Anyway he hopped out, I was able to drive on and pull in. He admitted full liability, he asked me did I use K garage (which I do) and we exchanged numbers. The worst thing was I was standing at the side of the road in my gym clothes, greasy hair, still a bit red faced and a bit woofy while it seemed all my neighbours were going for a walk!

I took it to the garage (after a shower) and they told me it was going to be €350 to repair- I didn’t think it was that bad but the door needs to be sprayed and the bumper is damaged and as well as that it’s annoying me every time I look at it. I rang the guy and he was OK with it, he knows the garage anyway that’s all fine.
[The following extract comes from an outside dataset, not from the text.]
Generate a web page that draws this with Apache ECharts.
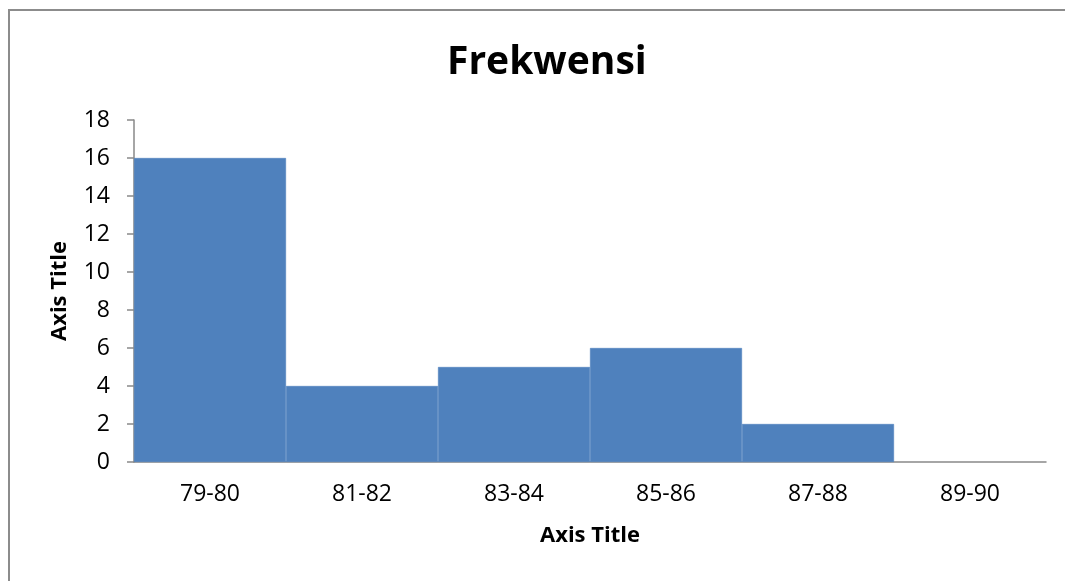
<!DOCTYPE html>
<html>
<head>
<meta charset="utf-8">
<script src="https://cdn.jsdelivr.net/npm/echarts@6/dist/echarts.min.js"></script>
<style>
  html, body { margin: 0; padding: 0; background: #fff; }
  #frame { position: absolute; left: 8px; top: 9px; width: 1070px; height: 590px;
           border: 2px solid #8c8c8c; box-sizing: border-box; }
  #chart { position: absolute; left: 0; top: 0; width: 1065px; height: 581px; }
</style>
</head>
<body>
<div id="frame"></div>
<div id="chart"></div>
<script>
// Frequency table of score ranges
const categories = ['79-80', '81-82', '83-84', '85-86', '87-88', '89-90'];
const frequencies = [16, 4, 5, 6, 2, 0];
const yTicks = { min: 0, max: 18, interval: 2 };

const font = '"Open Sans", "Liberation Sans", sans-serif';
const barColor = '#4F81BD';
const chart = echarts.init(document.getElementById('chart'), null, { renderer: 'canvas' });

// A thin same-colour border closes the hairline seams between adjacent bars;
// empty classes get no border so nothing is drawn on the axis.
const barData = frequencies.map(v => ({
  value: v,
  itemStyle: { borderWidth: v === 0 ? 0 : 0.6 }
}));

chart.setOption({
  animation: false,
  title: {
    text: 'Frekwensi',
    left: 442,
    top: 38,
    textStyle: { fontFamily: font, fontSize: 39, fontWeight: 'bold', color: '#000' }
  },
  grid: { left: 134, right: 19, top: 120, bottom: 119, containLabel: false },
  xAxis: {
    type: 'category',
    data: categories,
    name: 'Axis Title',
    nameLocation: 'middle',
    nameGap: 63,
    nameTextStyle: { fontFamily: font, fontSize: 22, fontWeight: 'bold', color: '#000' },
    axisLine: { lineStyle: { color: '#898989', width: 1.5 } },
    axisTick: { show: false },
    axisLabel: { margin: 21, fontFamily: font, fontSize: 23, color: '#000' }
  },
  yAxis: {
    type: 'value',
    min: yTicks.min,
    max: yTicks.max,
    interval: yTicks.interval,
    name: 'Axis Title',
    nameLocation: 'middle',
    nameGap: 63,
    nameRotate: 90,
    nameTextStyle: { fontFamily: font, fontSize: 22, fontWeight: 'bold', color: '#000' },
    axisLine: { show: true, lineStyle: { color: '#898989', width: 1.5 } },
    axisTick: { show: true, length: 7, lineStyle: { color: '#898989', width: 1.5 } },
    axisLabel: { margin: 24, fontFamily: font, fontSize: 23, color: '#000' },
    splitLine: { show: false }
  },
  series: [{
    type: 'bar',
    data: barData,
    barCategoryGap: 0,
    z: 1,
    itemStyle: { color: barColor, borderColor: barColor }
  }]
});
</script>
</body>
</html>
My Dad however was humming and hawing over the cost, in the end I pointed out I wasn’t paying it and to be honest I think if this guy is so matey with the garage they’ll do it for a bit less.  It’s going to be fixed on Friday- it’s a pain but it could have been far worse I suppose.  It was just one of those things that was a pure accident, I’d never normally even be there at that time but I’d woken up early and went to the gym about an hour before I usually do.

That was all fine and really not that big a deal more and inconvenience, however I called to see my Aunt earlier and by the time I got there the rumour was that I’d been in a much more serious accident the – Gardaí were there blah blah blah WTF???? I hadn’t answered my mobile earlier and she was all in a flap. Why do people exaggerate so much, is there so little in their lives? Believe me, living round here sometimes is like living in a fishbowl. I don’t speak to some of the neighbours because of previous rubbernecking and gossiping incidents. If I want someone to know something I’ll tell them but people who stick their noses in without permission are liable to get them cut off!